#### Stated exercise:
Write out the data below exactly as given, without any of its pictures.
** Begin Supplied material **
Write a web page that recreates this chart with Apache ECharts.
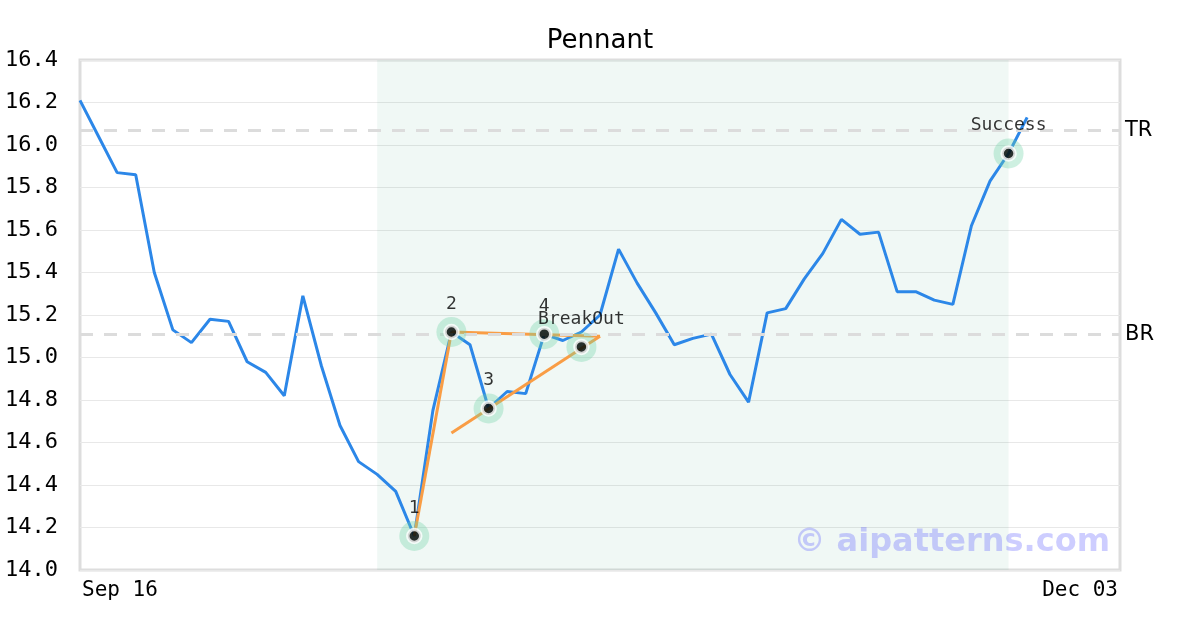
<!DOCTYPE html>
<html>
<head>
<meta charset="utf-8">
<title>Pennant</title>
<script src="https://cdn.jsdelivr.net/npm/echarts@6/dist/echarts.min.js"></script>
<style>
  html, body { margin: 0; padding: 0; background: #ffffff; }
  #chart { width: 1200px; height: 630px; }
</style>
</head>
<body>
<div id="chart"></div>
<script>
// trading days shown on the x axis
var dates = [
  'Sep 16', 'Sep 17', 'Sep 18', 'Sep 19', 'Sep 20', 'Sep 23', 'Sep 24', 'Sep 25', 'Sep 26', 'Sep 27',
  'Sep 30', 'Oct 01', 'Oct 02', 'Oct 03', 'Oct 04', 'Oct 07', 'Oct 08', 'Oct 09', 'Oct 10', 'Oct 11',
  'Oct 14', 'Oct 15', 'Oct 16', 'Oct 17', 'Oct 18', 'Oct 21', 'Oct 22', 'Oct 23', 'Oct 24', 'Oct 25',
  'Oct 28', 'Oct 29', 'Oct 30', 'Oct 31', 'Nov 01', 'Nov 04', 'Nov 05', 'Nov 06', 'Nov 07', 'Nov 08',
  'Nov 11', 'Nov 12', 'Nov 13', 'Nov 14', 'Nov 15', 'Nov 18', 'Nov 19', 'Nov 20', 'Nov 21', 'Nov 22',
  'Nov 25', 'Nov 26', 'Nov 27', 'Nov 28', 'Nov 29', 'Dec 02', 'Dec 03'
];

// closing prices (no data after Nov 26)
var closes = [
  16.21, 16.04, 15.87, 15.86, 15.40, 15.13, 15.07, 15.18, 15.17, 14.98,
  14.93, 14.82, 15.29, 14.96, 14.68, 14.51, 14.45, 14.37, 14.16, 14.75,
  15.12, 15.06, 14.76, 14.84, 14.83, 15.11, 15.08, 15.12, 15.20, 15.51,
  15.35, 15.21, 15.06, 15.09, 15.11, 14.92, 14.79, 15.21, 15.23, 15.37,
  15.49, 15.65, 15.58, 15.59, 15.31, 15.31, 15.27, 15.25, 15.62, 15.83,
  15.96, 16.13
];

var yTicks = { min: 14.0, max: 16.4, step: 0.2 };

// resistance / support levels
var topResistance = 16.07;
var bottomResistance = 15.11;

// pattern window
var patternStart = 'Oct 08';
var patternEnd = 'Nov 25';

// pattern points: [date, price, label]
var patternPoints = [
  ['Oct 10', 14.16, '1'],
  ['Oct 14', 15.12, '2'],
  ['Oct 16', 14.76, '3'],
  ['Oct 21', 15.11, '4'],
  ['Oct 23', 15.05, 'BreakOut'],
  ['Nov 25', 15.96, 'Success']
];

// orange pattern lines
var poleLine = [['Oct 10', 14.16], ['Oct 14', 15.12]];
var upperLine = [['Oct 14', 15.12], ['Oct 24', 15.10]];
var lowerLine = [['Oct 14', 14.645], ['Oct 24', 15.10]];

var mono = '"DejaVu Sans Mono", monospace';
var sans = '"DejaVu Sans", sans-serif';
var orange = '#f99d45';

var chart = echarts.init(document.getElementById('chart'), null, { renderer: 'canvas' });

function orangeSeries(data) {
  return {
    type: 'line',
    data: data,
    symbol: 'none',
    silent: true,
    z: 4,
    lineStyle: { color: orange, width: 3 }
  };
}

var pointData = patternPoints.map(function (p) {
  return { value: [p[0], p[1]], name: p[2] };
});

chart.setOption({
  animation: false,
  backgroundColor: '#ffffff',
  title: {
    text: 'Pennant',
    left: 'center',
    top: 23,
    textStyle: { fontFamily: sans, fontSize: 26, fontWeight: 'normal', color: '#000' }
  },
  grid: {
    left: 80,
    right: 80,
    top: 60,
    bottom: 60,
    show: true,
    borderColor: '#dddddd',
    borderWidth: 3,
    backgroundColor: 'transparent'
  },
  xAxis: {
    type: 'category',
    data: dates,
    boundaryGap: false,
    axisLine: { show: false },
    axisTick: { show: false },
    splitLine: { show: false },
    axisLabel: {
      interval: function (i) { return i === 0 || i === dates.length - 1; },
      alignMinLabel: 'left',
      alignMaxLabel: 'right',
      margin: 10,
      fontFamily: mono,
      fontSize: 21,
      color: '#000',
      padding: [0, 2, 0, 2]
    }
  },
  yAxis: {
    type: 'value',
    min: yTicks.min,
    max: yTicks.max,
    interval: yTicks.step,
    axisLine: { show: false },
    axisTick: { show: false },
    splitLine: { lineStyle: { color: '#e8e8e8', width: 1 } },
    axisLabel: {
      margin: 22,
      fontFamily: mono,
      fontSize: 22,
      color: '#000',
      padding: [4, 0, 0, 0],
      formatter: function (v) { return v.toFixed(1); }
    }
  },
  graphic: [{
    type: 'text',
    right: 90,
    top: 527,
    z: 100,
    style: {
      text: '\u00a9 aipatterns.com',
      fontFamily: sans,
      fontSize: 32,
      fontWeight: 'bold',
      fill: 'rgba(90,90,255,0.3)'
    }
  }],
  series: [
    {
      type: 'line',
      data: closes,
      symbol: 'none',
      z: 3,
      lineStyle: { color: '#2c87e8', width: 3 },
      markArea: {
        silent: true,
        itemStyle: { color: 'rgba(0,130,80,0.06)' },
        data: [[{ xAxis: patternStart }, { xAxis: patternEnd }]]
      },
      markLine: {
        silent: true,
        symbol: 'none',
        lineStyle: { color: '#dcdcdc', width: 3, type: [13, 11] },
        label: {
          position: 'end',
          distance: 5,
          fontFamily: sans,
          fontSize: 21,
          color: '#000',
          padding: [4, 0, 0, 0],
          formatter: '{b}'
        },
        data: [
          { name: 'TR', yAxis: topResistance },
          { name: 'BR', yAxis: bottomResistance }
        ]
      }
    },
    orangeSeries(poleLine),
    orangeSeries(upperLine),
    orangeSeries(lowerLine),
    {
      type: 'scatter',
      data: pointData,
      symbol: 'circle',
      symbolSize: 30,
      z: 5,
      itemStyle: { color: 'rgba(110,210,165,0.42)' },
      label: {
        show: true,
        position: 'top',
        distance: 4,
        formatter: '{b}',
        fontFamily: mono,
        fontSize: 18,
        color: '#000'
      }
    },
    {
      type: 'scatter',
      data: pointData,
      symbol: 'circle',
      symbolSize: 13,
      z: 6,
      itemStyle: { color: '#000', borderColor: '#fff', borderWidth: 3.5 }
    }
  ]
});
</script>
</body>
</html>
** End Supplied material **
#### Response below:
Write a web page that recreates this chart with Apache ECharts.
<!DOCTYPE html>
<html>
<head>
<meta charset="utf-8">
<title>Pennant</title>
<script src="https://cdn.jsdelivr.net/npm/echarts@6/dist/echarts.min.js"></script>
<style>
  html, body { margin: 0; padding: 0; background: #ffffff; }
  #chart { width: 1200px; height: 630px; }
</style>
</head>
<body>
<div id="chart"></div>
<script>
// trading days shown on the x axis
var dates = [
  'Sep 16', 'Sep 17', 'Sep 18', 'Sep 19', 'Sep 20', 'Sep 23', 'Sep 24', 'Sep 25', 'Sep 26', 'Sep 27',
  'Sep 30', 'Oct 01', 'Oct 02', 'Oct 03', 'Oct 04', 'Oct 07', 'Oct 08', 'Oct 09', 'Oct 10', 'Oct 11',
  'Oct 14', 'Oct 15', 'Oct 16', 'Oct 17', 'Oct 18', 'Oct 21', 'Oct 22', 'Oct 23', 'Oct 24', 'Oct 25',
  'Oct 28', 'Oct 29', 'Oct 30', 'Oct 31', 'Nov 01', 'Nov 04', 'Nov 05', 'Nov 06', 'Nov 07', 'Nov 08',
  'Nov 11', 'Nov 12', 'Nov 13', 'Nov 14', 'Nov 15', 'Nov 18', 'Nov 19', 'Nov 20', 'Nov 21', 'Nov 22',
  'Nov 25', 'Nov 26', 'Nov 27', 'Nov 28', 'Nov 29', 'Dec 02', 'Dec 03'
];

// closing prices (no data after Nov 26)
var closes = [
  16.21, 16.04, 15.87, 15.86, 15.40, 15.13, 15.07, 15.18, 15.17, 14.98,
  14.93, 14.82, 15.29, 14.96, 14.68, 14.51, 14.45, 14.37, 14.16, 14.75,
  15.12, 15.06, 14.76, 14.84, 14.83, 15.11, 15.08, 15.12, 15.20, 15.51,
  15.35, 15.21, 15.06, 15.09, 15.11, 14.92, 14.79, 15.21, 15.23, 15.37,
  15.49, 15.65, 15.58, 15.59, 15.31, 15.31, 15.27, 15.25, 15.62, 15.83,
  15.96, 16.13
];

var yTicks = { min: 14.0, max: 16.4, step: 0.2 };

// resistance / support levels
var topResistance = 16.07;
var bottomResistance = 15.11;

// pattern window
var patternStart = 'Oct 08';
var patternEnd = 'Nov 25';

// pattern points: [date, price, label]
var patternPoints = [
  ['Oct 10', 14.16, '1'],
  ['Oct 14', 15.12, '2'],
  ['Oct 16', 14.76, '3'],
  ['Oct 21', 15.11, '4'],
  ['Oct 23', 15.05, 'BreakOut'],
  ['Nov 25', 15.96, 'Success']
];

// orange pattern lines
var poleLine = [['Oct 10', 14.16], ['Oct 14', 15.12]];
var upperLine = [['Oct 14', 15.12], ['Oct 24', 15.10]];
var lowerLine = [['Oct 14', 14.645], ['Oct 24', 15.10]];

var mono = '"DejaVu Sans Mono", monospace';
var sans = '"DejaVu Sans", sans-serif';
var orange = '#f99d45';

var chart = echarts.init(document.getElementById('chart'), null, { renderer: 'canvas' });

function orangeSeries(data) {
  return {
    type: 'line',
    data: data,
    symbol: 'none',
    silent: true,
    z: 4,
    lineStyle: { color: orange, width: 3 }
  };
}

var pointData = patternPoints.map(function (p) {
  return { value: [p[0], p[1]], name: p[2] };
});

chart.setOption({
  animation: false,
  backgroundColor: '#ffffff',
  title: {
    text: 'Pennant',
    left: 'center',
    top: 23,
    textStyle: { fontFamily: sans, fontSize: 26, fontWeight: 'normal', color: '#000' }
  },
  grid: {
    left: 80,
    right: 80,
    top: 60,
    bottom: 60,
    show: true,
    borderColor: '#dddddd',
    borderWidth: 3,
    backgroundColor: 'transparent'
  },
  xAxis: {
    type: 'category',
    data: dates,
    boundaryGap: false,
    axisLine: { show: false },
    axisTick: { show: false },
    splitLine: { show: false },
    axisLabel: {
      interval: function (i) { return i === 0 || i === dates.length - 1; },
      alignMinLabel: 'left',
      alignMaxLabel: 'right',
      margin: 10,
      fontFamily: mono,
      fontSize: 21,
      color: '#000',
      padding: [0, 2, 0, 2]
    }
  },
  yAxis: {
    type: 'value',
    min: yTicks.min,
    max: yTicks.max,
    interval: yTicks.step,
    axisLine: { show: false },
    axisTick: { show: false },
    splitLine: { lineStyle: { color: '#e8e8e8', width: 1 } },
    axisLabel: {
      margin: 22,
      fontFamily: mono,
      fontSize: 22,
      color: '#000',
      padding: [4, 0, 0, 0],
      formatter: function (v) { return v.toFixed(1); }
    }
  },
  graphic: [{
    type: 'text',
    right: 90,
    top: 527,
    z: 100,
    style: {
      text: '\u00a9 aipatterns.com',
      fontFamily: sans,
      fontSize: 32,
      fontWeight: 'bold',
      fill: 'rgba(90,90,255,0.3)'
    }
  }],
  series: [
    {
      type: 'line',
      data: closes,
      symbol: 'none',
      z: 3,
      lineStyle: { color: '#2c87e8', width: 3 },
      markArea: {
        silent: true,
        itemStyle: { color: 'rgba(0,130,80,0.06)' },
        data: [[{ xAxis: patternStart }, { xAxis: patternEnd }]]
      },
      markLine: {
        silent: true,
        symbol: 'none',
        lineStyle: { color: '#dcdcdc', width: 3, type: [13, 11] },
        label: {
          position: 'end',
          distance: 5,
          fontFamily: sans,
          fontSize: 21,
          color: '#000',
          padding: [4, 0, 0, 0],
          formatter: '{b}'
        },
        data: [
          { name: 'TR', yAxis: topResistance },
          { name: 'BR', yAxis: bottomResistance }
        ]
      }
    },
    orangeSeries(poleLine),
    orangeSeries(upperLine),
    orangeSeries(lowerLine),
    {
      type: 'scatter',
      data: pointData,
      symbol: 'circle',
      symbolSize: 30,
      z: 5,
      itemStyle: { color: 'rgba(110,210,165,0.42)' },
      label: {
        show: true,
        position: 'top',
        distance: 4,
        formatter: '{b}',
        fontFamily: mono,
        fontSize: 18,
        color: '#000'
      }
    },
    {
      type: 'scatter',
      data: pointData,
      symbol: 'circle',
      symbolSize: 13,
      z: 6,
      itemStyle: { color: '#000', borderColor: '#fff', borderWidth: 3.5 }
    }
  ]
});
</script>
</body>
</html>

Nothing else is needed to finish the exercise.